What is Autologous Haematopoietic Stem Cell Transplant (AHSCT)?

Haematopoietic stem cells are a type of adult stem cell found in the blood and bone marrow. Haematopoietic stem cells are able to generate new blood and immune cells. Autologous haematopoietic stem cell transplant (AHSCT, also known as bone marrow transplant) used for MS is similar to the chemotherapy treatment used to treat blood cancers – chemotherapy is used to eliminate the immune system, and then the blood and immune system are restored, in this case, using the patient’s own (autologous) blood stem cells. The aim is to ‘re-boot’ the immune system so that the self-reactive immune cells that are attacking an individual’s nervous system are removed, and replaced with the regenerated immune system, which is thought to be more ‘self-tolerant’ and less likely to continue attacking the body. The stem cells are not thought to contribute to repair of the nervous system, but are primarily used to restore the blood and immune system following the immuno-suppressive chemotherapy treatment.

AHSCT is an intensive form of treatment which involves a number of steps, including:
      Pre-treatment to release bone marrow stem cells into the blood.

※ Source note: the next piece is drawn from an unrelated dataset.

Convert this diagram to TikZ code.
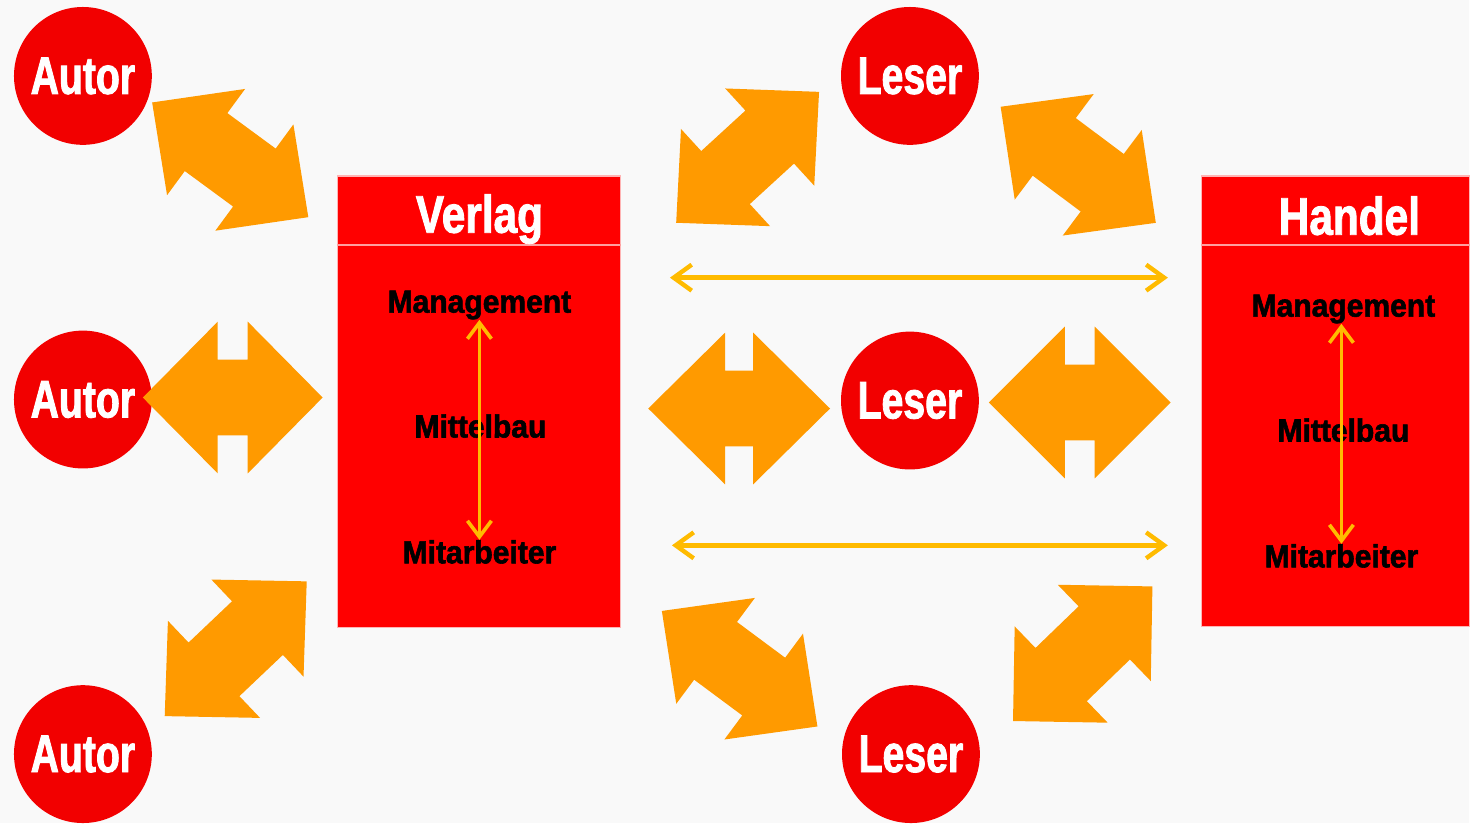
\documentclass[tikz,border=0pt]{standalone}
\usepackage{fontspec}
\setmainfont{Liberation Sans}
\newfontfamily\circfont[FakeStretch=0.74,FakeBold=1.6]{Liberation Sans}
\newfontfamily\headfont[FakeStretch=0.8,FakeBold=1.6]{Liberation Sans}
\newfontfamily\bodyfont[FakeStretch=0.94,FakeBold=1.8]{Liberation Sans}
\usetikzlibrary{arrows.meta}
\definecolor{bgc}{HTML}{F9F9F9}
\definecolor{boxred}{HTML}{FF0000}
\definecolor{circred}{HTML}{F20000}
\definecolor{fatc}{HTML}{FF9A00}
\definecolor{goldc}{HTML}{FFBB00}
\definecolor{hdrc}{HTML}{FFA0A0}
\definecolor{edgec}{HTML}{FFB4B4}
% fat double arrow: cx, cy, angle, half length, half shaft length, head half width, shaft half width
\newcommand\fatarrow[7]{%
  \begin{scope}[shift={(#1,#2)},rotate=#3]
    \fill[fatc] (-#4,0) -- (-#5,-#6) -- (-#5,-#7) -- (#5,-#7) -- (#5,-#6) -- (#4,0)
      -- (#5,#6) -- (#5,#7) -- (-#5,#7) -- (-#5,#6) -- cycle;
  \end{scope}}
\begin{document}
\begin{tikzpicture}[x=0.5pt,y=-0.5pt,
  circ/.style={circle, fill=circred, minimum size=69pt, inner sep=0pt, text=white,
    font=\circfont\bfseries\fontsize{26.5pt}{30pt}\selectfont},
  orgbox/.style={rectangle, fill=boxred, draw=edgec, line width=0.75pt, inner sep=0pt},
  headtext/.style={anchor=base, inner sep=0pt, text=white,
    font=\headfont\bfseries\fontsize{26.5pt}{30pt}\selectfont},
  bodytext/.style={anchor=base, inner sep=0pt, text=black,
    font=\bodyfont\bfseries\fontsize{16pt}{19pt}\selectfont},
  hdrline/.style={draw=hdrc, line width=1pt},
  thinarr/.style={draw=goldc, line width=2.2pt,
    {Straight Barb[length=9pt,width=13pt]}-{Straight Barb[length=9pt,width=13pt]}},
  vertarr/.style={draw=goldc, line width=1.8pt,
    {Straight Barb[length=8pt,width=12pt]}-{Straight Barb[length=8pt,width=12pt]}}
]
\fill[bgc] (0,0) rectangle (1471,824);

% organisation boxes
\node[orgbox, minimum width=141.5pt, minimum height=226pt] (verlag) at (479.5,402) {};
\node[orgbox, minimum width=134pt, minimum height=225.5pt] (handel) at (1337,401.5) {};
\draw[hdrline] (verlag.west |- 0,245) -- (verlag.east |- 0,245);
\draw[hdrline] (handel.west |- 0,245) -- (handel.east |- 0,245);
\node[headtext] (verlagT) at (480,233) {Verlag};
\node[headtext] (handelT) at (1351,235) {Handel};

\node[bodytext] (vMan) at (480,313) {Management};
\node[bodytext] (vMit) at (481,438) {Mittelbau};
\node[bodytext] (vMa) at (480,564) {Mitarbeiter};
\node[bodytext] (hMan) at (1345,317) {Management};
\node[bodytext] (hMit) at (1345,442) {Mittelbau};
\node[bodytext] (hMa) at (1343,568) {Mitarbeiter};

\draw[vertarr] (vMan.south) -- (vMa.north);
\draw[vertarr] (hMan.south -| 1343,0) -- (hMa.north -| 1343,0);

% circles
\node[circ] (autorA) at (83,76) {Autor};
\node[circ] (autorB) at (83,400) {Autor};
\node[circ] (autorC) at (83,755) {Autor};
\node[circ] (leserA) at (911,76) {Leser};
\node[circ] (leserB) at (911,401) {Leser};
\node[circ] (leserC) at (912,755) {Leser};

% thin horizontal arrows
\draw[thinarr, shorten <=24.5pt, shorten >=16.5pt] (verlag.east |- 0,278) -- (handel.west |- 0,278);
\draw[thinarr, shorten <=25.5pt, shorten >=16.5pt] (verlag.east |- 0,546) -- (handel.west |- 0,546);

% fat double arrows
\fatarrow{230.5}{160}{-36.3}{97}{30}{66}{36}
\fatarrow{233}{398}{0}{90}{15}{76}{38}
\fatarrow{236}{649.5}{43.5}{98}{30}{67}{37}
\fatarrow{748.5}{157.5}{42.5}{97}{30}{66}{36}
\fatarrow{740}{409}{0}{91}{14}{76}{38}
\fatarrow{1081}{403}{0}{91}{15}{76}{38}
\fatarrow{1079.5}{165}{-36.8}{97}{30}{66}{36}
\fatarrow{740.5}{669.5}{-36.6}{97}{30}{66}{36}
\fatarrow{1084}{654.5}{44}{97}{30}{67}{37}
\end{tikzpicture}
\end{document}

      Collecting or ‘harvesting’ the AHSCs from the blood of the patient.
      Freezing (cryopreserving) the AHSCs in the laboratory until they are required.
      Administering immuno-chemotherapy to remove the patient’s current immune system (conditioning).
      Returning the thawed AHSCs to the patient by infusion into the veins.
Supportive medical treatment is provided in the immediate period following transplant when there is a high risk of infection and bleeding disorders due to the intense immune suppression.